Please let Itanic be next!
No one can stop the x86 train!
Not even Intel!
GENERATION 25: The first time you see this, copy it into your sig on any forum and add 1 to the generation.
So now they have an unprofitable hardware division that also happens to be in a pond that is getting smaller every day due to Intel.
Sun makes commodity computers too. They haven't marketed them very effectively because the sales organization is still in a Sparc-uber-alles mindset. Despite this, some of Sun's biggest profit centers are in the x64 arena.
Some of these products are pretty cool. This beast squeezes 8 Intel-compatible CPUs into a 4 rack-unit space, something nobody else can do.

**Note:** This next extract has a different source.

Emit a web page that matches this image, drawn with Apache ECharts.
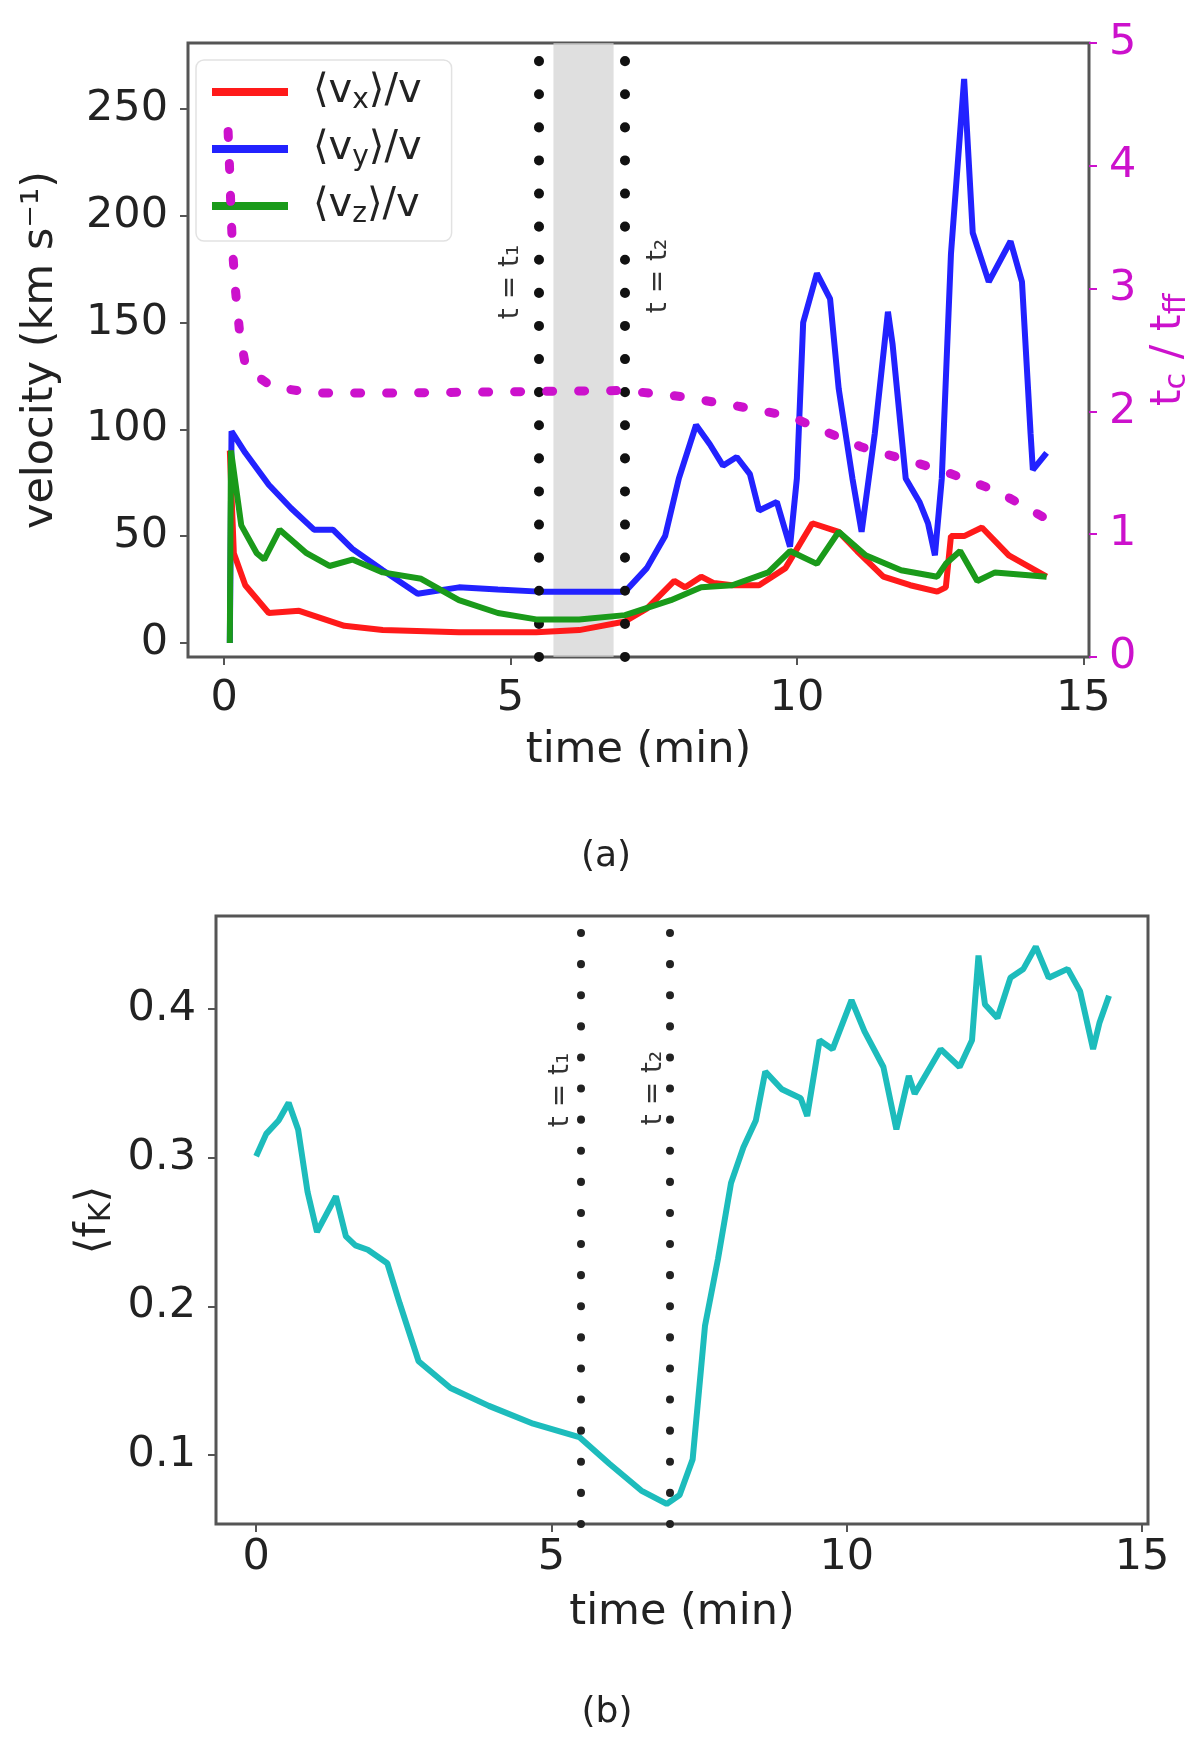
<!DOCTYPE html>
<html><head><meta charset="utf-8">
<script src="https://cdn.jsdelivr.net/npm/echarts@6/dist/echarts.min.js"></script>
<style>html,body{margin:0;padding:0;background:#fff}#c{width:1200px;height:1752px}</style>
</head><body><div id="c"></div>
<script>
// ---- data (panel a) ----
const blueT = [0.10,0.13,0.37,0.78,1.17,1.57,1.90,2.24,2.77,3.38,4.10,4.78,5.50,6.10,7.00,7.38,7.70,7.94,8.24,8.48,8.71,8.95,9.18,9.34,9.65,9.88,10.00,10.11,10.35,10.58,10.73,10.97,11.13,11.36,11.59,11.67,11.90,12.14,12.29,12.41,12.53,12.69,12.92,13.07,13.35,13.73,13.93,14.08,14.12,14.36];
const blueV = [0,99,89,74,63,53,53,44,34,23,26,25,24,24,24,35,50,77,102,93,83,87,79,62,66,45,77,150,173,161,119,77,52,98,155,140,77,66,56,41,77,182,264,192,169,188,169,98,81,89];
const redT = [0.10,0.17,0.37,0.78,1.31,2.10,2.77,4.10,5.45,6.20,7.00,7.38,7.86,8.05,8.33,8.55,8.87,9.34,9.80,10.27,10.73,11.05,11.51,11.98,12.45,12.60,12.69,12.92,13.23,13.70,14.36];
const redV = [90,42,27,14,15,8,6,5,5,6,10,16,29,26,31,28,27,27,35,56,52,43,31,27,24,26,50,50,54,41,31];
const greenT = [0.10,0.12,0.30,0.57,0.70,0.97,1.44,1.84,2.24,2.77,3.44,4.10,4.78,5.45,6.20,7.00,7.80,8.33,8.87,9.50,9.88,10.35,10.73,11.20,11.82,12.45,12.60,12.85,13.15,13.46,14.36];
const greenV = [0,90,55,42,39,53,42,36,39,33,30,20,14,11,11,13,20,26,27,33,43,37,52,41,34,31,37,43,29,33,31];
const magT = [0.07,0.10,0.12,0.15,0.20,0.27,0.37,0.60,0.84,1.56,3.00,5.00,7.00,8.00,9.00,9.88,11.13,12.53,13.50,14.30];
const magV = [4.28,3.93,3.63,3.30,2.98,2.65,2.38,2.28,2.20,2.15,2.15,2.16,2.17,2.12,2.04,1.96,1.71,1.52,1.35,1.14];
// ---- data (panel b) ----
const cyanT = [0.00,0.17,0.38,0.55,0.71,0.87,1.03,1.19,1.35,1.52,1.68,1.89,2.22,2.43,2.75,3.29,3.94,4.69,5.47,5.98,6.52,6.95,7.17,7.39,7.60,7.82,8.04,8.25,8.46,8.62,8.90,9.22,9.33,9.54,9.76,10.08,10.30,10.62,10.84,11.05,11.15,11.59,11.91,12.12,12.23,12.34,12.55,12.77,12.99,13.20,13.42,13.74,13.95,14.17,14.28,14.44];
const cyanV = [0.301,0.316,0.325,0.337,0.319,0.277,0.250,0.262,0.274,0.247,0.241,0.238,0.229,0.202,0.163,0.145,0.133,0.121,0.112,0.094,0.076,0.067,0.073,0.097,0.187,0.232,0.283,0.307,0.325,0.358,0.346,0.340,0.328,0.379,0.373,0.406,0.385,0.361,0.319,0.355,0.343,0.373,0.361,0.379,0.436,0.403,0.394,0.421,0.427,0.442,0.421,0.427,0.412,0.373,0.391,0.409];
// ---- annotations / ticks ----
const eventTimes = [5.5, 7.0];
const bandRange = [5.75, 6.8];
const xTicks = [0, 5, 10, 15];
const yTicksA = [0, 50, 100, 150, 200, 250];
const yTicksB = [0.1, 0.2, 0.3, 0.4];
const eventLabels = ['t = t\u2081', 't = t\u2082'];
const legendSub = {vx: 'x', vy: 'y', vz: 'z'};

const zip = (t, v) => t.map((x, i) => [x, v[i]]);
const FONT = 'DejaVu Sans';
const FS = 43;
const TXT = '#222';
const FRAME = '#555';
const MAG = '#cc11cc';

const chart = echarts.init(document.getElementById('c'), null, {renderer: 'canvas'});

const axisCommon = {
  splitLine: {show: false},
  axisLine: {show: false, onZero: false},
  axisTick: {show: true, length: 8, inside: false, lineStyle: {color: FRAME, width: 2}},
  axisLabel: {fontFamily: FONT, fontSize: FS, color: TXT},
  nameTextStyle: {fontFamily: FONT, fontSize: FS, color: TXT}
};

const dotted = {color: '#111', width: 10, type: [0.1, 33], cap: 'round'};

const option = {
  animation: false,
  backgroundColor: '#fff',
  textStyle: {fontFamily: FONT},
  grid: [
    {left: 188, top: 43, right: 111, bottom: 1095, show: true, borderColor: FRAME, borderWidth: 3, backgroundColor: 'transparent'},
    {left: 216, top: 916, right: 52, bottom: 228, show: true, borderColor: FRAME, borderWidth: 3, backgroundColor: 'transparent'}
  ],
  legend: {
    left: 196, top: 60, orient: 'vertical',
    data: ['vx', 'vy', 'vz'],
    icon: 'rect', itemWidth: 76, itemHeight: 8, itemGap: 14,
    backgroundColor: 'rgba(255,255,255,0.8)', borderColor: '#e2e2e2', borderWidth: 1.5, borderRadius: 8,
    padding: [12, 30, 12, 16],
    formatter: n => '{b|\u27E8v}{s|' + legendSub[n] + '}{b|\u27E9/v}',
    textStyle: {color: TXT, fontFamily: FONT, padding: [0, 0, 0, 20],
      rich: {b: {fontSize: 40, fontFamily: FONT, color: TXT, lineHeight: 46}, s: {fontSize: 28, fontFamily: FONT, color: TXT, verticalAlign: 'bottom', lineHeight: 46, padding: [14, 0, 0, 0]}}}
  },
  xAxis: [
    Object.assign({}, axisCommon, {type: 'value', gridIndex: 0, min: -0.63, max: 15.1,
      name: 'time (min)', nameLocation: 'middle', nameGap: 72,
      axisLabel: Object.assign({}, axisCommon.axisLabel, {customValues: xTicks, margin: 20}),
      axisTick: Object.assign({}, axisCommon.axisTick, {customValues: xTicks})}),
    Object.assign({}, axisCommon, {type: 'value', gridIndex: 1, min: -0.68, max: 15.1,
      name: 'time (min)', nameLocation: 'middle', nameGap: 67,
      axisLabel: Object.assign({}, axisCommon.axisLabel, {customValues: xTicks, margin: 12}),
      axisTick: Object.assign({}, axisCommon.axisTick, {customValues: xTicks})})
  ],
  yAxis: [
    Object.assign({}, axisCommon, {type: 'value', gridIndex: 0, min: -6.6, max: 280.8, position: 'left',
      name: 'velocity (km s\u207B\u00B9)', nameLocation: 'middle', nameGap: 126, nameRotate: 90,
      axisLabel: Object.assign({}, axisCommon.axisLabel, {customValues: yTicksA, margin: 20}),
      axisTick: Object.assign({}, axisCommon.axisTick, {customValues: yTicksA})}),
    Object.assign({}, axisCommon, {type: 'value', gridIndex: 0, min: 0, max: 5, interval: 1, position: 'right',
      name: '{a|t}{s|c}{a| / t}{s|ff}', nameLocation: 'middle', nameGap: 54, nameRotate: 90,
      nameTextStyle: {fontFamily: FONT, rich: {a: {fontSize: FS, color: MAG, fontFamily: FONT}, s: {fontSize: 30, color: MAG, fontFamily: FONT, padding: [16, 0, 0, 0]}}},
      axisLabel: Object.assign({}, axisCommon.axisLabel, {color: MAG, margin: 20}),
      axisTick: Object.assign({}, axisCommon.axisTick, {lineStyle: {color: MAG, width: 2}})}),
    Object.assign({}, axisCommon, {type: 'value', gridIndex: 1, min: 0.0535, max: 0.4626,
      name: '{a|\u27E8f}{s|K}{a|\u27E9}', nameLocation: 'middle', nameGap: 64, nameRotate: 90,
      nameTextStyle: {fontFamily: FONT, rich: {a: {fontSize: FS, color: TXT, fontFamily: FONT}, s: {fontSize: 30, color: TXT, fontFamily: FONT, padding: [16, 0, 0, 0]}}},
      axisLabel: Object.assign({}, axisCommon.axisLabel, {customValues: yTicksB, margin: 20, formatter: v => v.toFixed(1)}),
      axisTick: Object.assign({}, axisCommon.axisTick, {customValues: yTicksB})})
  ],
  series: [
    {name: 'vx', type: 'line', xAxisIndex: 0, yAxisIndex: 0, data: zip(redT, redV), symbol: 'none', color: '#ff1a1a',
      lineStyle: {width: 6, color: '#ff1a1a'}, z: 4,
      markArea: {silent: true, itemStyle: {color: 'rgba(210,210,210,0.7)'}, data: [[{xAxis: bandRange[0]}, {xAxis: bandRange[1]}]]},
      markLine: {silent: true, symbol: 'none', label: {show: false}, lineStyle: dotted, data: eventTimes.map(t => ({xAxis: t}))}},
    {name: 'vy', type: 'line', xAxisIndex: 0, yAxisIndex: 0, data: zip(blueT, blueV), symbol: 'none', color: '#2222ff',
      lineStyle: {width: 6, color: '#2222ff'}, z: 3},
    {name: 'vz', type: 'line', xAxisIndex: 0, yAxisIndex: 0, data: zip(greenT, greenV), symbol: 'none', color: '#1a9a1a',
      lineStyle: {width: 6, color: '#1a9a1a'}, z: 5},
    {name: 'tc', type: 'line', xAxisIndex: 0, yAxisIndex: 1, data: zip(magT, magV), symbol: 'none', color: MAG,
      lineStyle: {width: 9, color: MAG, type: [6, 26], cap: 'round'}, z: 6},
    {name: 'fk', type: 'line', xAxisIndex: 1, yAxisIndex: 2, data: zip(cyanT, cyanV), symbol: 'none', color: '#1dbcbc',
      lineStyle: {width: 6, color: '#1dbcbc'}, z: 4,
      markLine: {silent: true, symbol: 'none', label: {show: false}, lineStyle: {color: '#222', width: 8, type: [0.1, 31], cap: 'round'}, data: eventTimes.map(t => ({xAxis: t}))}}
  ]
};
chart.setOption(option);

// annotation texts placed relative to the event lines
const pA0 = chart.convertToPixel({xAxisIndex: 0, yAxisIndex: 0}, [eventTimes[0], 0]);
const pA1 = chart.convertToPixel({xAxisIndex: 0, yAxisIndex: 0}, [eventTimes[1], 0]);
const pB0 = chart.convertToPixel({xAxisIndex: 1, yAxisIndex: 2}, [eventTimes[0], 0.1]);
const pB1 = chart.convertToPixel({xAxisIndex: 1, yAxisIndex: 2}, [eventTimes[1], 0.1]);
const rotText = (x, y, txt) => ({type: 'text', x: x, y: y, rotation: Math.PI / 2,
  style: {text: txt, fontFamily: FONT, fontSize: 28, fill: '#333', align: 'center', verticalAlign: 'middle'}, z: 20});
chart.setOption({graphic: [
  rotText(pA0[0] - 28, 282, eventLabels[0]),
  rotText(pA1[0] + 34, 276, eventLabels[1]),
  rotText(pB0[0] - 20, 1090, eventLabels[0]),
  rotText(pB1[0] - 16, 1088, eventLabels[1]),
  {type: 'text', x: 606, y: 857, style: {text: '(a)', fontFamily: FONT, fontSize: 36, fill: TXT, align: 'center', verticalAlign: 'middle'}},
  {type: 'text', x: 607, y: 1713, style: {text: '(b)', fontFamily: FONT, fontSize: 36, fill: TXT, align: 'center', verticalAlign: 'middle'}}
]});
</script></body></html>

This one does the same with 48 terabytes of disk. This blade module squeezes four Nehalem processors into an absurdly small space and and been generating tons of orders from people looking to build huge HPC clusters. And of course there are the usual 1U and 2U systems.
Oracle is saying they can squeeze $1.5 billion in profit out of Sun in the first year. Assuming that this isn't BS, the only way they can do this is by drastically boosting hardware sales. Which is actually doable, with better marketing (including more emphasis on systems people actually want to buy) and sales, and access to Oracle's huge sales channels. (Oracle has more sales people than Sun has employees.) In any case, that scenario makes a lot more sense than the common assumption that they're dropping $5 billion just to acquire some not very profitable software assets.